An essay from xoJane by a BPD sufferer named CC helps put the kind of impulsive behavior that a lot of BPD sufferers struggle with into relief:
But everyone my age has dangerous sexual habits, problems with Adderall and drugs, falls in love with a man after meeting him and then upon the first sign of betrayal seeks to destroy his life. Everyone drinks to blackout and then drives around town listening to music, doesn’t eat for days then binges at a fast food joint. Right?
5. Distorted Self Image
The National Institute of Mental Health also notes that many BPD sufferers experience a "[d]istorted and unstable self-image or sense of self, which can result in sudden changes in feelings, opinions, values, or plans and goals for the future (such as school or career choices)." This kind of distorted thinking can also relate to their sense of physical self-esteem or how "good" or "bad" they think they look.
As Oceane wrote, "There are times when my personality is sweet and caring, but there are times where my personality is wild and reckless. There are times when I feel non-existent, like I don’t have a personality at all. I just sit there and feel nothing, even if I’m thinking everything."
6. Problems Regulating Emotions & Thoughts
Folks suffering from BPD often have a problem controlling both their thoughts and the ways that express them; NAMI points out "inappropriate, intense anger or problems controlling anger" as one of the most common expressions of this tendency, although obsessive and paranoid thoughts can also be a part of it.
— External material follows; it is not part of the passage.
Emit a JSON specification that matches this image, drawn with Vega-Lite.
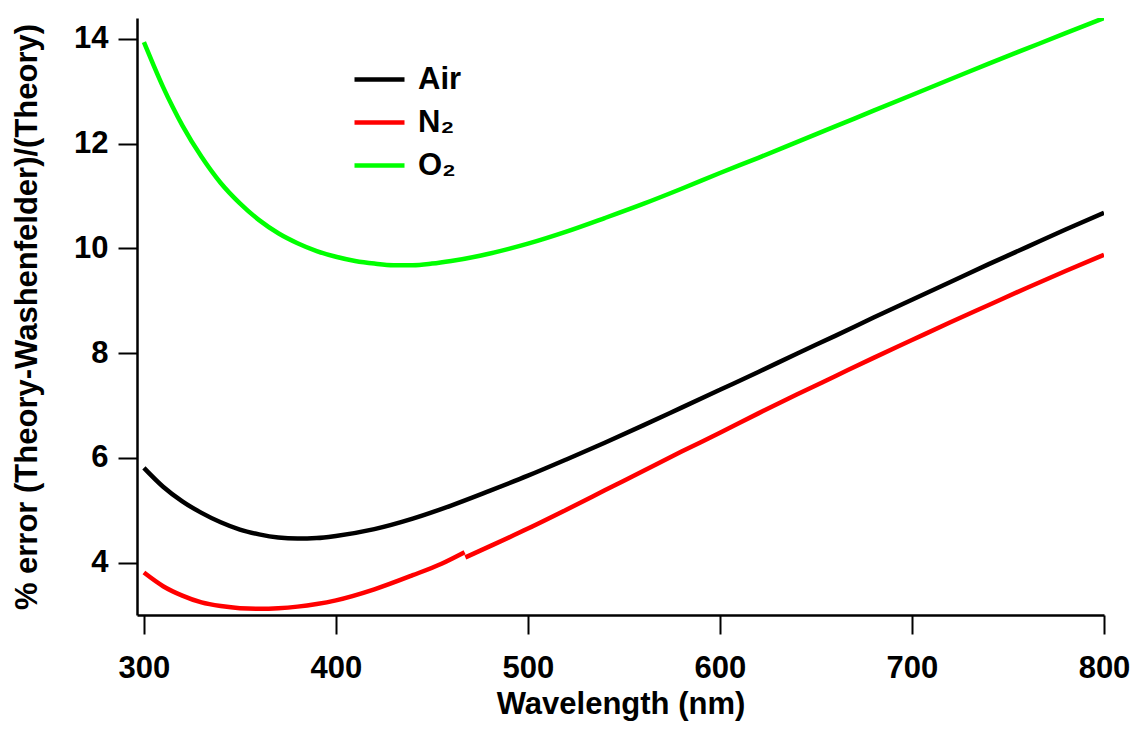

CC from xoJane reports a tendency to obsess about topics from pulmonary embolisms to "my mattress catching fire in the night," and describes how having trouble regulating her emotions impacts her dating life:
In general relationships are exhausting for me because during one day, I have at least 5 different moods and feelings that all feel legitimate and warranted about the person and they’re none the wiser. Sometimes it’s so overwhelming that I depersonalize -- that is, I don’t feel like I’m in my own body.
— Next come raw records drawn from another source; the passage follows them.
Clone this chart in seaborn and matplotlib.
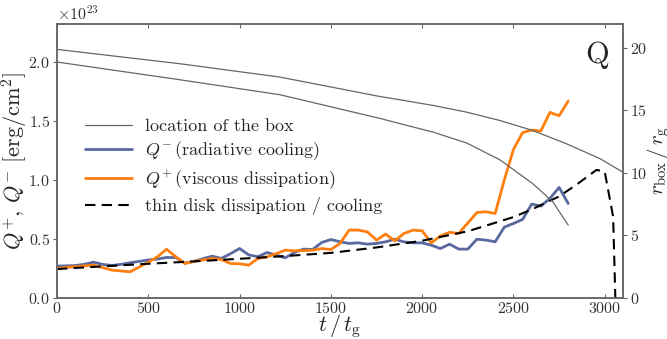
import numpy as np
import pandas as pd
import matplotlib
matplotlib.use("Agg")
import matplotlib.pyplot as plt
import seaborn as sns

# ---------------- data ----------------
t_sim = np.arange(0, 2801, 50)
q_minus = [0.270, 0.272, 0.275, 0.285, 0.303, 0.285, 0.275, 0.285, 0.298, 0.310,
           0.322, 0.330, 0.343, 0.343, 0.295, 0.310, 0.333, 0.354, 0.335, 0.375,
           0.419, 0.365, 0.349, 0.385, 0.363, 0.340, 0.385, 0.414, 0.411, 0.470,
           0.495, 0.476, 0.462, 0.467, 0.456, 0.462, 0.476, 0.498, 0.475, 0.467,
           0.467, 0.447, 0.419, 0.456, 0.414, 0.414, 0.498, 0.490, 0.476, 0.600,
           0.631, 0.665, 0.795, 0.778, 0.843, 0.936, 0.800]
q_plus = [0.250, 0.260, 0.265, 0.272, 0.278, 0.258, 0.236, 0.229, 0.222, 0.262,
          0.303, 0.349, 0.413, 0.350, 0.292, 0.310, 0.322, 0.334, 0.326, 0.292,
          0.290, 0.278, 0.334, 0.348, 0.375, 0.405, 0.400, 0.402, 0.405, 0.419,
          0.410, 0.462, 0.575, 0.575, 0.560, 0.490, 0.541, 0.484, 0.546, 0.575,
          0.569, 0.467, 0.525, 0.556, 0.546, 0.635, 0.724, 0.730, 0.716, 1.000,
          1.258, 1.400, 1.422, 1.414, 1.572, 1.543, 1.668]

t_thin = [0, 250, 500, 750, 1000, 1250, 1500, 1750, 2000, 2250, 2500, 2600,
          2750, 2850, 2955, 3000, 3046, 3058]
q_thin = [0.245, 0.268, 0.290, 0.310, 0.332, 0.355, 0.382, 0.428, 0.485, 0.565,
          0.685, 0.750, 0.860, 0.965, 1.085, 1.069, 0.687, 0.0]

t_box1 = [0, 670, 1220, 1770, 1880, 2060, 2245, 2425, 2605, 2790, 2975, 3100]
r_box1 = [19.87, 18.73, 17.66, 16.10, 15.84, 15.39, 14.85, 14.19, 13.39, 12.33,
          11.13, 10.05]
t_box2 = [0, 670, 1220, 1770, 1880, 2060, 2245, 2425, 2605, 2715, 2800]
r_box2 = [18.86, 17.45, 16.25, 14.35, 13.93, 13.26, 12.38, 11.05, 9.15, 7.70, 5.82]

SCALE = 1e23

# ---------------- style ----------------
sns.set_style("ticks")
plt.rcParams["font.family"] = ["cmr10", "DejaVu Serif"]
plt.rcParams["mathtext.fontset"] = "cm"
plt.rcParams["axes.formatter.use_mathtext"] = True
plt.rcParams["axes.unicode_minus"] = False

C_BLUE = "#5a68a0"
C_ORANGE = "#ff7f0e"
C_GRAY = "#666666"
C_SPINE = "#666666"

fig = plt.figure(figsize=(6.67, 3.39), dpi=100)
ax = fig.add_axes([57 / 667, 1 - 298 / 339, (623 - 57) / 667, (298 - 24) / 339])
ax2 = ax.twinx()

sns.lineplot(x=t_box1, y=r_box1, ax=ax2, color=C_GRAY, lw=0.9, label="location of the box")
sns.lineplot(x=t_box2, y=r_box2, ax=ax2, color=C_GRAY, lw=0.9)

sns.lineplot(x=t_sim, y=np.array(q_minus) * SCALE, ax=ax, color=C_BLUE, lw=2.0,
             label=r"$Q^{-}\,$(radiative cooling)")
sns.lineplot(x=t_sim, y=np.array(q_plus) * SCALE, ax=ax, color=C_ORANGE, lw=2.0,
             label=r"$Q^{+}\,$(viscous dissipation)")
sns.lineplot(x=t_thin, y=np.array(q_thin) * SCALE, ax=ax, color="black", lw=1.5,
             linestyle=(0, (5, 3)), label="thin disk dissipation / cooling")

ax.set_xlim(0, 3100)
ax.set_ylim(0, 2.32 * SCALE)
ax2.set_ylim(0, 21.9)
ax.set_xticks(np.arange(0, 3001, 500))
ax.set_yticks(np.arange(0, 2.01, 0.5) * SCALE)
ax2.set_yticks([0, 5, 10, 15, 20])

for a in (ax, ax2):
    for s in a.spines.values():
        s.set_color(C_SPINE)
        s.set_linewidth(1.1)
ax.tick_params(axis="x", which="both", direction="in", top=True, bottom=True,
               length=3, color=C_SPINE, labelsize=11.5, labelcolor="#333333", pad=2)
ax.tick_params(axis="y", direction="out", length=3, color=C_SPINE,
               labelsize=11.5, labelcolor="#333333", pad=2)
ax2.tick_params(axis="y", direction="out", length=3, color=C_SPINE,
                labelsize=11.5, labelcolor="#333333", pad=2)
ax.yaxis.get_offset_text().set_fontsize(11.5)
ax.yaxis.get_offset_text().set_color("#333333")

ax.set_xlabel(r"$t\,/\,t_{\rm g}$", fontsize=16, labelpad=-2.5)
ax.set_ylabel(r"$Q^{+},\, Q^{-}\ [{\rm erg/cm^2}]$", fontsize=16, labelpad=-1.5)
ax2.set_ylabel(r"$r_{\rm box}\,/\,r_{\rm g}$", fontsize=15, labelpad=-1.5)

ax.text(0.955, 0.885, "Q", transform=ax.transAxes, fontsize=22,
        ha="center", va="center")

h1, l1 = ax.get_legend_handles_labels()
h2, l2 = ax2.get_legend_handles_labels()
if ax2.get_legend() is not None:
    ax2.get_legend().remove()
leg = ax.legend(h2 + h1, l2 + l1, loc="upper left", frameon=False, fontsize=13,
                bbox_to_anchor=(0.02, 0.715), handlelength=2.6, labelspacing=0.32,
                handletextpad=0.75)

fig.savefig("out.png", dpi=100)
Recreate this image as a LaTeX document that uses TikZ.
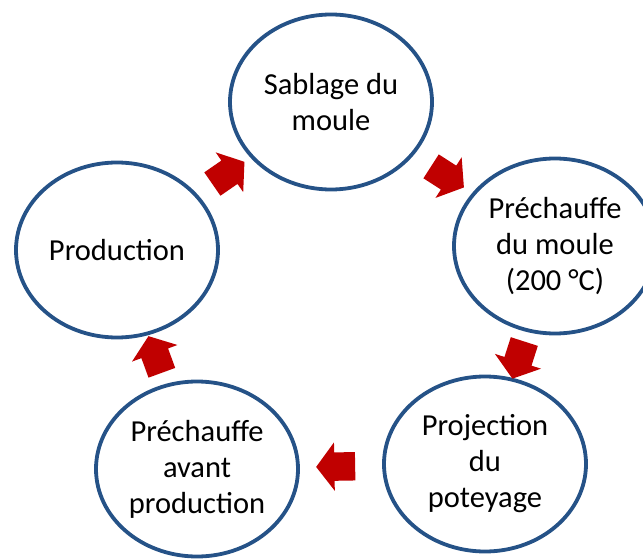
\documentclass[tikz,border=0pt]{standalone}
\usepackage{fontspec}
\setmainfont{Carlito}
\usetikzlibrary{shapes.geometric,shapes.arrows,calc}
\definecolor{bordbleu}{RGB}{37,82,135}
\definecolor{rougefleche}{RGB}{192,0,0}
\tikzset{etape/.style={ellipse,draw=bordbleu,line width=3.8pt,fill=white,
    minimum width=202pt,minimum height=175pt,inner sep=0pt,align=center,
    font=\fontsize{30.5}{36}\selectfont},
  fleche/.style={single arrow,fill=rougefleche,draw=none,inner xsep=0pt,
    inner ysep=14pt,minimum height=39pt,single arrow head extend=10pt,
    single arrow tip angle=106,sloped,allow upside down}}

\begin{document}
\begin{tikzpicture}[x=1pt,y=-1pt]
\useasboundingbox (0,0) rectangle (643,559);
\clip (0,0) rectangle (643,559);
\node[etape] (sab) at (331,102) {Sablage du\\moule};
\node[etape] (pre) at (555,246) {Préchauffe\\du moule\\(200 °C)};
\node[etape] (proj) at (485,464) {Projection\\du\\poteyage};
\node[etape] (avant) at (197,469) {Préchauffe\\avant\\production};
\node[etape] (prod) at (117,250) {Production};
\foreach \a/\b in {prod/sab,sab/pre,pre/proj,proj/avant,avant/prod}
  \path (\a.center) -- node[fleche] {} (\b.center);
\end{tikzpicture}
\end{document}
Oceane at Elite Daily similarly noted, "Another painful part of BPD is the way I treat other people. I can go from appreciating people to completely devaluing them."
The Bottom Line
There's no getting around it: borderline personality disorder is sh*tty, both for the people who have it and the people who love and live with the people who have it. But it's not hopeless. Knowing all of this made me start to think of BPD more like alcoholism: there's a disease that makes you act in a certain way that hurts yourself and the people around you. There are tools you can use to improve your life and theirs, but it is on you to use them.
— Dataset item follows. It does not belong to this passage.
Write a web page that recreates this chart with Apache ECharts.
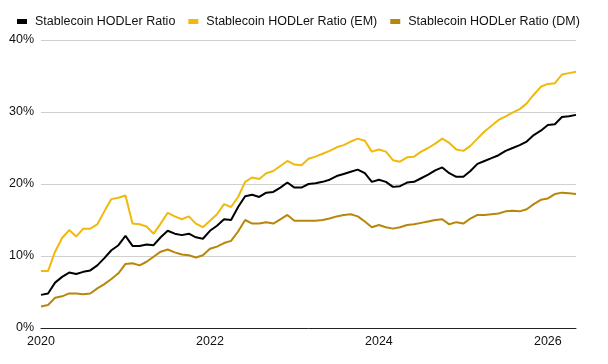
<!DOCTYPE html>
<html>
<head>
<meta charset="utf-8">
<script src="https://cdn.jsdelivr.net/npm/echarts@6/dist/echarts.min.js"></script>
<style>
  html, body { margin: 0; padding: 0; background: #fff; }
  #chart { width: 608px; height: 364px; }
</style>
</head>
<body>
<div id="chart"></div>
<script>
// Monthly, Jan 2020 .. May 2026
const years = [2020, 2021, 2022, 2023, 2024, 2025, 2026];
const months = [];
years.forEach(y => {
  for (let m = 1; m <= 12; m++) {
    if (y === 2026 && m > 5) break;
    months.push(y + '-' + String(m).padStart(2, '0'));
  }
});
const xTickLabels = ['2020', '2022', '2024', '2026'];

const hodlerRatio = [
  4.6, 4.8, 6.3, 7.1, 7.7, 7.5, 7.8, 8.0, 8.7, 9.7, 10.8, 11.5,
  12.8, 11.4, 11.4, 11.6, 11.5, 12.6, 13.5, 13.1, 12.9, 13.1, 12.6, 12.4,
  13.5, 14.2, 15.1, 15.0, 16.8, 18.3, 18.5, 18.2, 18.8, 18.9, 19.5, 20.2,
  19.5, 19.5, 20.0, 20.1, 20.3, 20.6, 21.1, 21.4, 21.7, 22.0, 21.5, 20.3,
  20.6, 20.3, 19.6, 19.7, 20.2, 20.3, 20.8, 21.3, 21.9, 22.3, 21.5, 21.0,
  21.0, 21.8, 22.8, 23.2, 23.6, 24.0, 24.6, 25.0, 25.4, 25.9, 26.8, 27.4,
  28.2, 28.3, 29.3, 29.4, 29.6
];
const hodlerRatioEM = [
  7.9, 7.9, 10.6, 12.5, 13.6, 12.7, 13.8, 13.8, 14.4, 16.2, 17.9, 18.1,
  18.4, 14.5, 14.4, 14.1, 13.1, 14.5, 16.0, 15.5, 15.1, 15.5, 14.5, 14.0,
  14.9, 15.8, 17.2, 16.8, 18.2, 20.3, 20.9, 20.7, 21.5, 21.8, 22.5, 23.2,
  22.7, 22.6, 23.5, 23.8, 24.2, 24.6, 25.1, 25.4, 25.9, 26.3, 26.0, 24.5,
  24.8, 24.5, 23.3, 23.1, 23.7, 23.8, 24.5, 25.0, 25.6, 26.3, 25.7, 24.8,
  24.6, 25.3, 26.3, 27.3, 28.1, 28.9, 29.4, 29.9, 30.4, 31.2, 32.4, 33.5,
  33.9, 34.0, 35.2, 35.4, 35.6
];
const hodlerRatioDM = [
  3.0, 3.2, 4.2, 4.4, 4.8, 4.8, 4.7, 4.8, 5.5, 6.1, 6.8, 7.6,
  8.9, 9.0, 8.7, 9.2, 9.9, 10.6, 10.9, 10.5, 10.2, 10.1, 9.8, 10.1,
  11.0, 11.3, 11.8, 12.1, 13.4, 15.0, 14.5, 14.5, 14.7, 14.5, 15.1, 15.7,
  14.9, 14.9, 14.9, 14.9, 15.0, 15.2, 15.5, 15.7, 15.8, 15.5, 14.8, 14.0,
  14.3, 14.0, 13.8, 14.0, 14.3, 14.4, 14.6, 14.8, 15.0, 15.1, 14.4, 14.7,
  14.5, 15.2, 15.7, 15.7, 15.8, 15.9, 16.2, 16.3, 16.2, 16.5, 17.2, 17.8,
  18.0, 18.6, 18.8, 18.7, 18.6
];

const chart = echarts.init(document.getElementById('chart'));
const font = 'Arial, "Liberation Sans", Helvetica, sans-serif';

const mkSeries = (name, data, color) => ({
  name: name,
  type: 'line',
  data: data,
  symbol: 'none',
  lineStyle: { color: color, width: 2 },
  itemStyle: { color: color }
});

chart.setOption({
  animation: false,
  textStyle: { fontFamily: font },
  legend: {
    left: 12,
    top: 10,
    icon: 'rect',
    itemWidth: 10,
    itemHeight: 5,
    itemGap: 13,
    textStyle: {
      fontFamily: '"Liberation Sans Narrow", "Arial Narrow", ' + font,
      fontSize: 12.5,
      color: '#111',
      padding: [0, 0, 0, 3]
    },
    data: ['Stablecoin HODLer Ratio', 'Stablecoin HODLer Ratio (EM)', 'Stablecoin HODLer Ratio (DM)']
  },
  grid: { left: 41, right: 32, top: 40, bottom: 36 },
  xAxis: {
    type: 'category',
    data: months,
    boundaryGap: false,
    axisLine: { lineStyle: { color: '#222', width: 1 } },
    axisTick: { show: false },
    axisLabel: {
      color: '#111',
      fontSize: 12.5,
      margin: 7,
      interval: (idx, val) => val.endsWith('-01') && xTickLabels.includes(val.slice(0, 4)),
      formatter: val => val.slice(0, 4)
    }
  },
  yAxis: {
    type: 'value',
    min: 0,
    max: 40,
    interval: 10,
    axisLine: { show: false },
    axisTick: { show: false },
    splitLine: { lineStyle: { color: '#d0d0d0', width: 1 } },
    axisLabel: { color: '#111', fontSize: 12.5, margin: 7, formatter: '{value}%' }
  },
  series: [
    mkSeries('Stablecoin HODLer Ratio', hodlerRatio, '#000000'),
    mkSeries('Stablecoin HODLer Ratio (EM)', hodlerRatioEM, '#F0B90B'),
    mkSeries('Stablecoin HODLer Ratio (DM)', hodlerRatioDM, '#B8860B')
  ]
});
</script>
</body>
</html>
I don't know if my mother ended up using them. We had one doctor-mediated meeting, six months into her treatment, that felt as full of cruel, black-and-white thinking as anything I experienced in my childhood. I left thinking, "Either this doctor is a quack, or my mother, in addition to suffering from BPD, is just an asshole."
And that's the thing: BPD doesn't make you a villain. People suffering from BPD may sometimes act in negative ways that are out of their control, but ultimately, they can make a choice to create a better life for themselves and their loved ones. It may be much harder for them to make that choice than it is for many of us — but the choice to get help and try to have a better life is still one that can be made.